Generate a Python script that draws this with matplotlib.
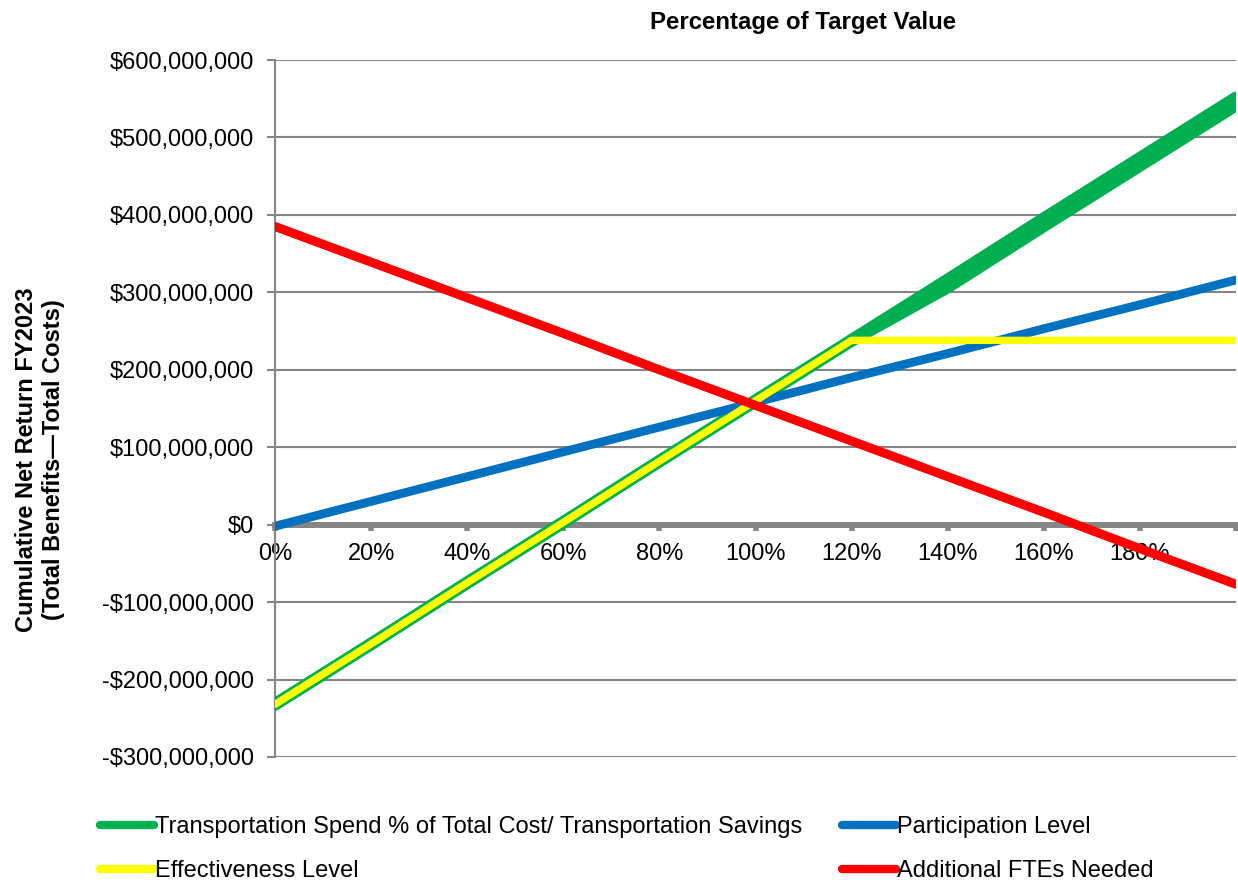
"This module produces the net return sensitivity chart"
import matplotlib
matplotlib.use('Agg')
import matplotlib.pyplot as plt
from matplotlib.lines import Line2D
from matplotlib.ticker import FuncFormatter

# percentage of target value (0% .. 200%)
pct = [0.0, 0.2, 0.4, 0.6, 0.8, 1.0, 1.2, 1.4, 1.6, 1.8, 2.0]

# cumulative net return, millions of dollars
transport = [-232, -154, -75, 3, 82, 160, 238, 316, 395, 473, 551]
# lower edge of the green band past the 120% kink
transport_low = [238, 307, 386, 464, 542]
participation = [-2, 30, 62, 94, 126, 158, 190, 221, 253, 284, 316]
effectiveness = [-232, -154, -75, 3, 82, 160, 238, 238, 238, 238, 238]
ftes = [385, 339, 293, 247, 200, 154, 108, 62, 16, -31, -77]

x_labels = ['0%', '20%', '40%', '60%', '80%', '100%', '120%', '140%', '160%', '180%', '']
y_ticks = [-300, -200, -100, 0, 100, 200, 300, 400, 500, 600]

labels = ['Transportation Spend % of Total Cost/ Transportation Savings',
          'Participation Level', 'Effectiveness Level', 'Additional FTEs Needed']
colors = ['#00B050', '#0070C0', '#FFFF00', '#FF0000']

plt.rcParams['font.family'] = ['Liberation Sans', 'DejaVu Sans']
grey = '#868686'

fig = plt.figure(figsize=(12.38, 8.82), dpi=100)
ax = fig.add_axes([275/1238, 1-757/882, 961/1238, 697/882])

def money(v, pos):
    v = int(round(v * 1e6))
    if v < 0:
        return '-${:,}'.format(-v)
    return '${:,}'.format(v)

ax.plot(pct, transport, color=colors[0], lw=9.2, solid_capstyle='round', zorder=3)
ax.plot(pct[6:], transport_low, color=colors[0], lw=9.2, solid_capstyle='round', zorder=3)
ax.plot(pct, participation, color=colors[1], lw=6.3, solid_capstyle='round', zorder=4)
ax.plot(pct, effectiveness, color=colors[2], lw=5.3, solid_capstyle='round',
        solid_joinstyle='round', zorder=5)
ax.plot(pct, ftes, color=colors[3], lw=6.5, solid_capstyle='round', zorder=6)

ax.set_xlim(0, 2)
ax.set_ylim(-300, 600)
ax.set_yticks(y_ticks)
ax.yaxis.set_major_formatter(FuncFormatter(money))
ax.set_xticks(pct)
ax.set_xticklabels(x_labels)
ax.grid(axis='y', color=grey, lw=1.5, zorder=1)
ax.set_axisbelow(True)

for s in ['top', 'right']:
    ax.spines[s].set_visible(False)
ax.spines['left'].set_color(grey)
ax.spines['left'].set_linewidth(1.5)
ax.spines['bottom'].set_position(('data', 0))
ax.spines['bottom'].set_color(grey)
ax.spines['bottom'].set_linewidth(4.3)
ax.spines['bottom'].set_zorder(2)
ax.tick_params(axis='y', colors=grey, width=1.5, length=6, labelsize=17, labelcolor='black', pad=9)
ax.tick_params(axis='x', colors=grey, width=4, length=4, labelsize=17, labelcolor='black', pad=9)

fig.text(803/1238, 1-22/882, 'Percentage of Target Value', fontsize=17.3, fontweight='bold',
         ha='center', va='center')
fig.text(40/1238, 1-460/882, 'Cumulative Net Return FY2023\n(Total Benefits\u2014Total Costs)',
         fontsize=17, fontweight='bold', rotation=90, ha='center', va='center',
         multialignment='center')

# legend fills column by column, so order it to read row by row like the original
order = [0, 2, 1, 3]
handles = [Line2D([], [], color=colors[i], lw=6, solid_capstyle='round') for i in order]
fig.legend(handles, [labels[i] for i in order], ncol=2, loc='upper left',
           bbox_to_anchor=(100/1238, 1-816/882), frameon=False, fontsize=17,
           handlelength=2.3, handletextpad=0.05, columnspacing=1.65, labelspacing=0.95,
           borderpad=0, borderaxespad=0)

plt.savefig('out.png', dpi=100)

TASK TO CARRY OUT: Extract, word for word, each line from the top of the data down to and including the line with "1.6, 1.8, 2.0]"; skip the pictures.

SOLUTION TO THIS EXERCISE:
Generate a Python script that draws this with matplotlib.
"This module produces the net return sensitivity chart"
import matplotlib
matplotlib.use('Agg')
import matplotlib.pyplot as plt
from matplotlib.lines import Line2D
from matplotlib.ticker import FuncFormatter

# percentage of target value (0% .. 200%)
pct = [0.0, 0.2, 0.4, 0.6, 0.8, 1.0, 1.2, 1.4, 1.6, 1.8, 2.0]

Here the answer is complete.